**REQUIRED WORK:**
Your task is to print exactly the lines from the line that contains "Recreate this image" through the line that contains "import seaborn as sns", with pictures left out.

##############################

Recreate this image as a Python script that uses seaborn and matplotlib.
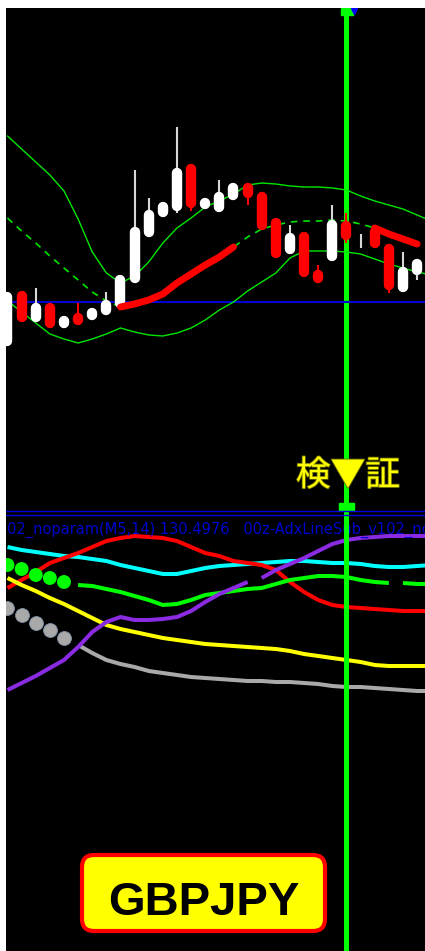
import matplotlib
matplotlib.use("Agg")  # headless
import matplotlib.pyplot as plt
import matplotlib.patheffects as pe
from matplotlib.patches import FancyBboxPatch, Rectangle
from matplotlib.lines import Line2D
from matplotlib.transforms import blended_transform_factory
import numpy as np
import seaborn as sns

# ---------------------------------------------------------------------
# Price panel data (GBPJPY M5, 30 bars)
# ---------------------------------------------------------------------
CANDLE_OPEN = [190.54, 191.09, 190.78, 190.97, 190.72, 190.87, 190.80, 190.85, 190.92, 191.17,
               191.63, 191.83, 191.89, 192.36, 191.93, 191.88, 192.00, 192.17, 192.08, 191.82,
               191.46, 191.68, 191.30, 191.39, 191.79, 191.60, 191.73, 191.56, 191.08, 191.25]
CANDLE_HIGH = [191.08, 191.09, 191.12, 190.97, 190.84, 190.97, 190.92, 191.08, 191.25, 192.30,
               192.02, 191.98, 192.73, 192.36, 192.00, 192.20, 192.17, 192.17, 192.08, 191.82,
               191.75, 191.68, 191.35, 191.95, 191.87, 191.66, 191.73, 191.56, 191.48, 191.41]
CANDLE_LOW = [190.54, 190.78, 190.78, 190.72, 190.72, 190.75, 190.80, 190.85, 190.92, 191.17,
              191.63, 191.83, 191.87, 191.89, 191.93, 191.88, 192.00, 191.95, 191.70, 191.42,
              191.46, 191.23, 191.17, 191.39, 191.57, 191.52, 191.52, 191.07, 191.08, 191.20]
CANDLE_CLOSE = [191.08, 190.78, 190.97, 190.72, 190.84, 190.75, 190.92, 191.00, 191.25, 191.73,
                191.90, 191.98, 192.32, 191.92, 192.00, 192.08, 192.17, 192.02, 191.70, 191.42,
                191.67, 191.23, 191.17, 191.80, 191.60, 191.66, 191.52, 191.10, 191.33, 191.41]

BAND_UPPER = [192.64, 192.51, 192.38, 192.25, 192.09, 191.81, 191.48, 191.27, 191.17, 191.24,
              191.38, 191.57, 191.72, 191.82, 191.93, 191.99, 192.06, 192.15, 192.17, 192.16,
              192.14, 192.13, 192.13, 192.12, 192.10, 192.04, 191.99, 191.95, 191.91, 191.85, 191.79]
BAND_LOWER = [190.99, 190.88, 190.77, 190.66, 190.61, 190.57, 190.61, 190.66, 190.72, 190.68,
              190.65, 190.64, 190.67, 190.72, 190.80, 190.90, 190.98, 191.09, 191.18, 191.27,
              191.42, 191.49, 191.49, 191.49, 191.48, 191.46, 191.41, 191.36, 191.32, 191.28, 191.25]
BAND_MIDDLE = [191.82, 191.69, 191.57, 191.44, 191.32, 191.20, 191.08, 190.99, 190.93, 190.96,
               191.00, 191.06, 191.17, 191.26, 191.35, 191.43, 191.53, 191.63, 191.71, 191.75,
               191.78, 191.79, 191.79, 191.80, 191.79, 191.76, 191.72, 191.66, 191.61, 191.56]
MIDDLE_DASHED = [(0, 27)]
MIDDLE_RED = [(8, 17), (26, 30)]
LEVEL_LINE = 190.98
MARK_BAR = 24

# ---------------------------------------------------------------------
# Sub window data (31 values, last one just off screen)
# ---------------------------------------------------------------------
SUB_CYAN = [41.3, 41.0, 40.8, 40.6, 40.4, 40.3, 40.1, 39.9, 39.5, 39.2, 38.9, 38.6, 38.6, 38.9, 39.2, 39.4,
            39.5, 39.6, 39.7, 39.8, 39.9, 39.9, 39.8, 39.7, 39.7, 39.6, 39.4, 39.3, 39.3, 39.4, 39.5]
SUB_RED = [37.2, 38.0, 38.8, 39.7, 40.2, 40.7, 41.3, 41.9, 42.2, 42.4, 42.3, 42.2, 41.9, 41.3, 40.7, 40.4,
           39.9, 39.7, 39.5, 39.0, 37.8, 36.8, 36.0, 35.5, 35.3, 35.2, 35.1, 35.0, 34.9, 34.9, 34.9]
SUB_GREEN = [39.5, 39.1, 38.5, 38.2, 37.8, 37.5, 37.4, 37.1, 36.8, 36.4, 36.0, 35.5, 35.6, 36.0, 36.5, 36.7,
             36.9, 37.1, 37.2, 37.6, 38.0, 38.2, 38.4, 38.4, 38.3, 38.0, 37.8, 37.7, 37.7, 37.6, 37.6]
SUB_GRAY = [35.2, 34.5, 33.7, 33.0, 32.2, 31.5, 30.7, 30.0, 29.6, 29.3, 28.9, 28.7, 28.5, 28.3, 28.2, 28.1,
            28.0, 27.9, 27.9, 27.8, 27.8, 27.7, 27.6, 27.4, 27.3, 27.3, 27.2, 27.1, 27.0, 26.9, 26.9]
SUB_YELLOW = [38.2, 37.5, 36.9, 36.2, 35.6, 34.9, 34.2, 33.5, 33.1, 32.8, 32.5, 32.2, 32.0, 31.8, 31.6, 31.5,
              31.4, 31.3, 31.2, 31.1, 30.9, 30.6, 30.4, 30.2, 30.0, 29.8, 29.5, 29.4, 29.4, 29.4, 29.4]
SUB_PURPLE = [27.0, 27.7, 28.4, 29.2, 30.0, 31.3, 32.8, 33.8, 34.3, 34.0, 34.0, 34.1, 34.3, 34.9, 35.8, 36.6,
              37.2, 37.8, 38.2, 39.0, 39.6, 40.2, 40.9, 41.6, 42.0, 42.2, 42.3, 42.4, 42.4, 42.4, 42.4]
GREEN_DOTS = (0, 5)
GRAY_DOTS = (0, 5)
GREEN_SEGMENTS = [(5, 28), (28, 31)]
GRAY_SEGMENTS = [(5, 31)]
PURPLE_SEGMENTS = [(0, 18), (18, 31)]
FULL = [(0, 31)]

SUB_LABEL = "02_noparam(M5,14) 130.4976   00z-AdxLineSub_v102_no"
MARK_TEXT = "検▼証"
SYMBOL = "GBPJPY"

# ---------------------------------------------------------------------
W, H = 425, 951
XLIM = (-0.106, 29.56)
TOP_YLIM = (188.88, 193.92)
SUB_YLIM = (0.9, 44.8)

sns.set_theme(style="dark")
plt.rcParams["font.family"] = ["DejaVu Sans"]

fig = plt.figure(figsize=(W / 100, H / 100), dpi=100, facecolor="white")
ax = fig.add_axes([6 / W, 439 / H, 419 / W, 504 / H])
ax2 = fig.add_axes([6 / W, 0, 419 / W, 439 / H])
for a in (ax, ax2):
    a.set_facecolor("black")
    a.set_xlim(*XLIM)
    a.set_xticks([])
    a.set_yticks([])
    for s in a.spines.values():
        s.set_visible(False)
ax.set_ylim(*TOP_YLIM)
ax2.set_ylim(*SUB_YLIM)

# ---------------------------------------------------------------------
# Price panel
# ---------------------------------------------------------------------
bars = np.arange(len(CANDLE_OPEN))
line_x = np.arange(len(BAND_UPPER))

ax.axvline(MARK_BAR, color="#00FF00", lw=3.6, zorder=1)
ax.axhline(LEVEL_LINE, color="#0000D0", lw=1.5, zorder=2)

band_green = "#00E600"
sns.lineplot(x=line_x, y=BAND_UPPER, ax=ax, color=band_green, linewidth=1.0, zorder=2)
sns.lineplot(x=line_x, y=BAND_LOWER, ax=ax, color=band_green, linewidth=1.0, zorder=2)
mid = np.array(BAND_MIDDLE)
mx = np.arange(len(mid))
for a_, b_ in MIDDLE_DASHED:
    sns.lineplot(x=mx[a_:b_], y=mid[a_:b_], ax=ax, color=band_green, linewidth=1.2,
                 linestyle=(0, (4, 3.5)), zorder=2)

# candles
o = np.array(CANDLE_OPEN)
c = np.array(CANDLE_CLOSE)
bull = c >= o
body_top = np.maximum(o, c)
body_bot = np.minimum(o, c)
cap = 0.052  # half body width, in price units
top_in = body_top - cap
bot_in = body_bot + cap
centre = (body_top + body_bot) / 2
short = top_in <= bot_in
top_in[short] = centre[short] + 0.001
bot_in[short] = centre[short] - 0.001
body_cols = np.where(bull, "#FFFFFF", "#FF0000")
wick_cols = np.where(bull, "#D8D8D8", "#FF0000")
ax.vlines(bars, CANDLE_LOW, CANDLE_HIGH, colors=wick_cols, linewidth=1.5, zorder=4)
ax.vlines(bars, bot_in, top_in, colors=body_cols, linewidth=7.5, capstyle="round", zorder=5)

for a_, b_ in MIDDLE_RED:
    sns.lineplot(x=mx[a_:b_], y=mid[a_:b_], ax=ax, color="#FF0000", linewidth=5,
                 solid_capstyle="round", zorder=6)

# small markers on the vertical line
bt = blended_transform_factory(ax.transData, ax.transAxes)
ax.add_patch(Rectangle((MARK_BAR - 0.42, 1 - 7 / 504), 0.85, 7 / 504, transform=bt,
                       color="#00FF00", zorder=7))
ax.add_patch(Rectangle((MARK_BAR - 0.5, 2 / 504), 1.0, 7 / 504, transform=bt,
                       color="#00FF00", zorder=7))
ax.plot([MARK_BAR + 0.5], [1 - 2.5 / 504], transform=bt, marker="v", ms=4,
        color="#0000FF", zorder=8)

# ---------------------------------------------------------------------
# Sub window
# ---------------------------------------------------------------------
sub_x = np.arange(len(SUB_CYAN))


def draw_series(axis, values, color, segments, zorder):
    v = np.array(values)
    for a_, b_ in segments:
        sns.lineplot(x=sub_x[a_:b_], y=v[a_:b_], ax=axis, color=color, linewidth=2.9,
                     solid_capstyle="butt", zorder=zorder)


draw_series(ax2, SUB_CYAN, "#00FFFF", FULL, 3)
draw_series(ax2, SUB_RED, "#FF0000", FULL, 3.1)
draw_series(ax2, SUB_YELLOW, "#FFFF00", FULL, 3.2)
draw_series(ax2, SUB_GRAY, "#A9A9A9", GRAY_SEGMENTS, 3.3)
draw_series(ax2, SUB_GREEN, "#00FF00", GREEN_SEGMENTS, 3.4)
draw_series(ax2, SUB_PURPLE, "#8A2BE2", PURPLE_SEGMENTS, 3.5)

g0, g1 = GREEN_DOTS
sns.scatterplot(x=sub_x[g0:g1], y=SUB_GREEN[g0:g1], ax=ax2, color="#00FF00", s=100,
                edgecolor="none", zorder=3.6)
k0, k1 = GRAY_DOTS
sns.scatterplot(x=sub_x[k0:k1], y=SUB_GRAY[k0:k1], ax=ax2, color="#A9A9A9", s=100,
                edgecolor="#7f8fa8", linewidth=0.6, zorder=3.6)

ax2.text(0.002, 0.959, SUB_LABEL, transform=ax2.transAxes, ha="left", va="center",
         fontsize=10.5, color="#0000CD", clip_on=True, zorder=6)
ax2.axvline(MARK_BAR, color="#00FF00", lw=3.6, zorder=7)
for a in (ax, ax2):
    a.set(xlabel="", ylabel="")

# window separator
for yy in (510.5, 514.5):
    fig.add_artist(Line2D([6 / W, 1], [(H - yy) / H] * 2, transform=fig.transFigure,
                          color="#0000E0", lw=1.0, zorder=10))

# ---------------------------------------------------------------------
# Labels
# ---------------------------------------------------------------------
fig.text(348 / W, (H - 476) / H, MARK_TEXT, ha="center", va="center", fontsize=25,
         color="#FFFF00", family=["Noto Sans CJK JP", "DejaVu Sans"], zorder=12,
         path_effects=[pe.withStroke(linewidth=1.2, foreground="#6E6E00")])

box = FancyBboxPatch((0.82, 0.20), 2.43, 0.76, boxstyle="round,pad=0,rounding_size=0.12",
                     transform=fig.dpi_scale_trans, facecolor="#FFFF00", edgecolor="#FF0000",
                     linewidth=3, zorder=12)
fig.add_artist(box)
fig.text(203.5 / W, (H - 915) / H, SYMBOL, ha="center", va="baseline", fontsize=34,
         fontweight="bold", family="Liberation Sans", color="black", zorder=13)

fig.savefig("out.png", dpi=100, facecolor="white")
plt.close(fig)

##############################

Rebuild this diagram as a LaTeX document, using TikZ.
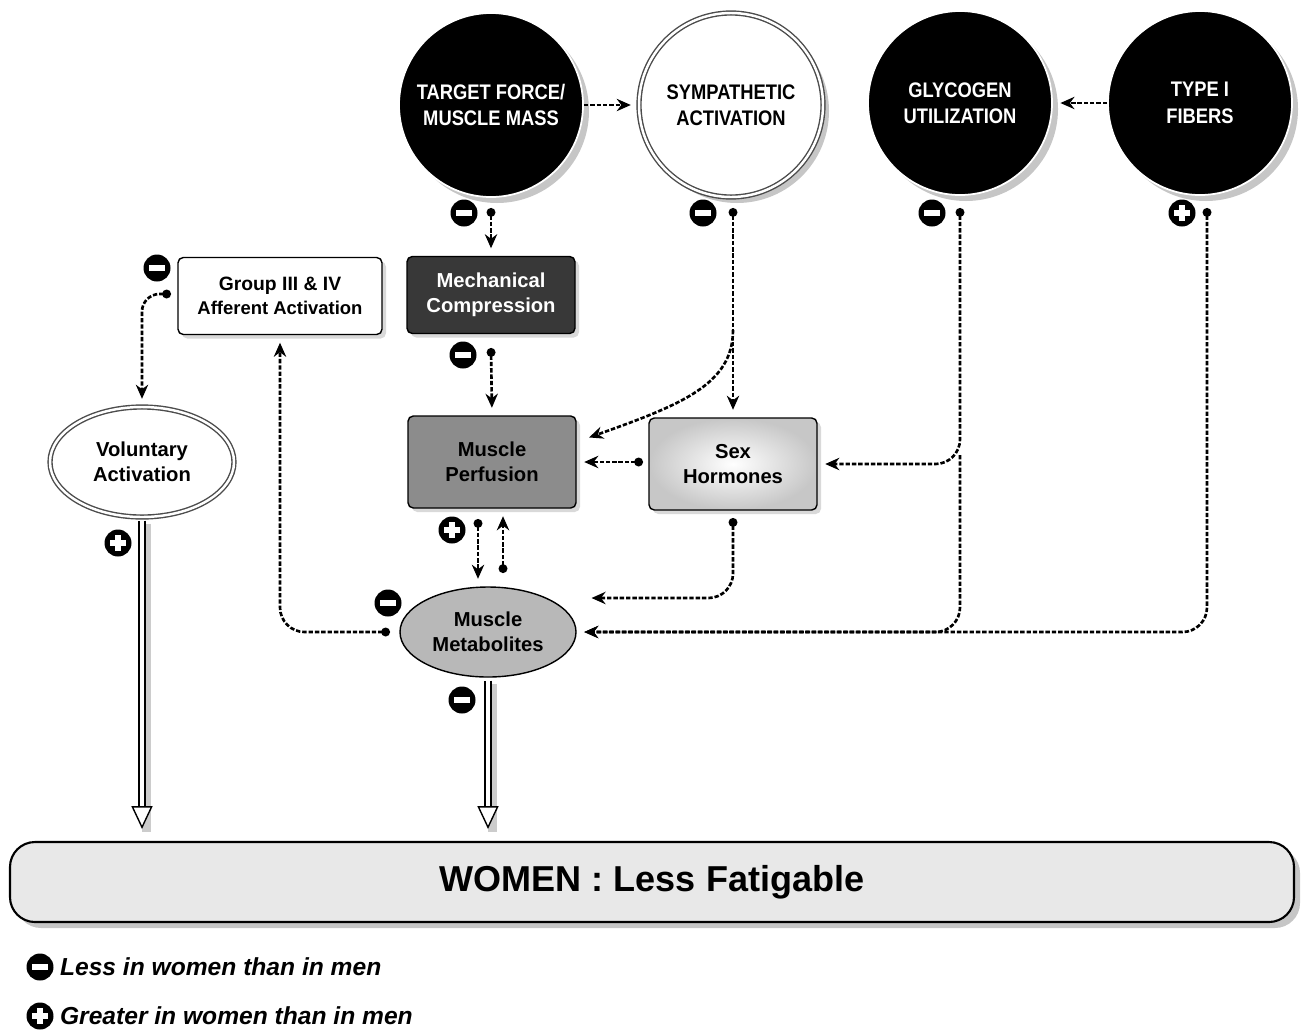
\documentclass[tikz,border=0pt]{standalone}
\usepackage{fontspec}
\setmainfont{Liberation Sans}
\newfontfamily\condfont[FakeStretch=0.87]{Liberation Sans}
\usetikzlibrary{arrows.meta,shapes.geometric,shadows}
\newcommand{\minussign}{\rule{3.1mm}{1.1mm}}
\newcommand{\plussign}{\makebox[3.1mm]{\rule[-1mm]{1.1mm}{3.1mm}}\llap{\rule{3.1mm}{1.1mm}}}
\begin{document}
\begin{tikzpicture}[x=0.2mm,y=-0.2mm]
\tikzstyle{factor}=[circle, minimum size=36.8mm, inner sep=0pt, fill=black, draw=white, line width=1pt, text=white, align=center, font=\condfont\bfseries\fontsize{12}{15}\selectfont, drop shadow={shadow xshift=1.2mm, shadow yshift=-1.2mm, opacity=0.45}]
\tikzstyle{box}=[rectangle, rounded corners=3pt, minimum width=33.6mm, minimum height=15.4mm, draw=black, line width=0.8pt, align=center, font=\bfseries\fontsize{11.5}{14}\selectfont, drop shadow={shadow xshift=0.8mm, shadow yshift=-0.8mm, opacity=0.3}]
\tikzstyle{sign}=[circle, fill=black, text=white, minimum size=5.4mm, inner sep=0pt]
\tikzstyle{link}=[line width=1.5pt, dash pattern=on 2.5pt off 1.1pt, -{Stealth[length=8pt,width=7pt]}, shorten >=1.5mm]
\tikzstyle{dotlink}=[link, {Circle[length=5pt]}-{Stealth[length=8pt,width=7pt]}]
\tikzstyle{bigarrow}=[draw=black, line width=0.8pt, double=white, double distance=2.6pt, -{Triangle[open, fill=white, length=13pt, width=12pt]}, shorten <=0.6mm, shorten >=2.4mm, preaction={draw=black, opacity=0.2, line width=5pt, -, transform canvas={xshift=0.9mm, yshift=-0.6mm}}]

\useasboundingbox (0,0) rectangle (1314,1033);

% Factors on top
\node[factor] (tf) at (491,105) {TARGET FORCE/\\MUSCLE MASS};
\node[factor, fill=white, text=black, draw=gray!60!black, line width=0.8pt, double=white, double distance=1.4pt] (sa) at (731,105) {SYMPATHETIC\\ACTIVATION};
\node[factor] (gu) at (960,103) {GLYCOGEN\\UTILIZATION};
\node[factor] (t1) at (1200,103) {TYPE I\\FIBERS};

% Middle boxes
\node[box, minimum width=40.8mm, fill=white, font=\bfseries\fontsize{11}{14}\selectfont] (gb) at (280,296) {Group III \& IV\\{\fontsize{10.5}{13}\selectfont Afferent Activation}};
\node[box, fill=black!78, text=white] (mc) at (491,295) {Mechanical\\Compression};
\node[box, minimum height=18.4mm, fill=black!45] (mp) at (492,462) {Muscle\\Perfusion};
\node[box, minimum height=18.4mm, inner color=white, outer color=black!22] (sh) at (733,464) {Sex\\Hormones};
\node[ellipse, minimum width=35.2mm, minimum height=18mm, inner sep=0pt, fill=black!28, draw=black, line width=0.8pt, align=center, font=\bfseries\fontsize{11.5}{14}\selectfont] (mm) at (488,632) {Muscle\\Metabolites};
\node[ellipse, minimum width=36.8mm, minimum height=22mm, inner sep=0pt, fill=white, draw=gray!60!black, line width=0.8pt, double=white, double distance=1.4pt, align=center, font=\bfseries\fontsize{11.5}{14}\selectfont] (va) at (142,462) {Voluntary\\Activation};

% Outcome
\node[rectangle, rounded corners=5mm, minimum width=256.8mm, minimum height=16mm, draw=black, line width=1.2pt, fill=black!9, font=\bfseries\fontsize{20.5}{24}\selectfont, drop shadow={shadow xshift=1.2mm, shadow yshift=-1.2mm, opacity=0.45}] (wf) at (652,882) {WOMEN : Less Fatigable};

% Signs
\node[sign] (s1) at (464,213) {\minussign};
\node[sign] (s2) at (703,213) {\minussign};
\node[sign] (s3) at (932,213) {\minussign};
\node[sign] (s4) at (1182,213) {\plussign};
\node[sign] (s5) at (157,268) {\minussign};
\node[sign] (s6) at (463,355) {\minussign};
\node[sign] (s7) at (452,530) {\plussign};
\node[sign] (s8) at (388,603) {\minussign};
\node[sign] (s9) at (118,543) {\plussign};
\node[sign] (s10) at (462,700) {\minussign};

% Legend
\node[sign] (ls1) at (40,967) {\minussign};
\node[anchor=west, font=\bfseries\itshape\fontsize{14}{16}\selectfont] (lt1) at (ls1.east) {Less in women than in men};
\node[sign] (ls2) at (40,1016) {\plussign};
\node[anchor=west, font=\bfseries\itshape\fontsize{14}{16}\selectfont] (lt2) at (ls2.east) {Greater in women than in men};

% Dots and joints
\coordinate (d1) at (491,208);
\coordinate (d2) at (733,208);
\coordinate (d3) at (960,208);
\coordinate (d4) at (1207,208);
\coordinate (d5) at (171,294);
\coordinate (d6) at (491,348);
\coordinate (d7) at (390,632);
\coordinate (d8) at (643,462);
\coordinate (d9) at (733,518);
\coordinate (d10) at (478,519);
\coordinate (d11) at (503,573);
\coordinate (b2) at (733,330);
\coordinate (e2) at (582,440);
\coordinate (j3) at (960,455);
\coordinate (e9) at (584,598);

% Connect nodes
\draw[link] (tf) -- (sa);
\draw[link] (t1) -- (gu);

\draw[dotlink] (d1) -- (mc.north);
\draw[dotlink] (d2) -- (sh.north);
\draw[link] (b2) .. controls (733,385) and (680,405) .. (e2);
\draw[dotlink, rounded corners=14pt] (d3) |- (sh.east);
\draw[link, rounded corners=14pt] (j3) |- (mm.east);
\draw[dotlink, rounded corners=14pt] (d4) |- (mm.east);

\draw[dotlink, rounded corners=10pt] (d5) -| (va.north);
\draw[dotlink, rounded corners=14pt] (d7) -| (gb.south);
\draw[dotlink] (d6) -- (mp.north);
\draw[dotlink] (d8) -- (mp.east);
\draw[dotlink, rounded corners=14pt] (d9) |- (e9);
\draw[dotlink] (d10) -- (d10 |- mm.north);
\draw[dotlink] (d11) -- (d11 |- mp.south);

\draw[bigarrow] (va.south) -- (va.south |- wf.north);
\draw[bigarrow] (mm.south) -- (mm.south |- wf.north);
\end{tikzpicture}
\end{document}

##############################

**WRITTEN RESPONSE:**
Recreate this image as a Python script that uses seaborn and matplotlib.
import matplotlib
matplotlib.use("Agg")  # headless
import matplotlib.pyplot as plt
import matplotlib.patheffects as pe
from matplotlib.patches import FancyBboxPatch, Rectangle
from matplotlib.lines import Line2D
from matplotlib.transforms import blended_transform_factory
import numpy as np
import seaborn as sns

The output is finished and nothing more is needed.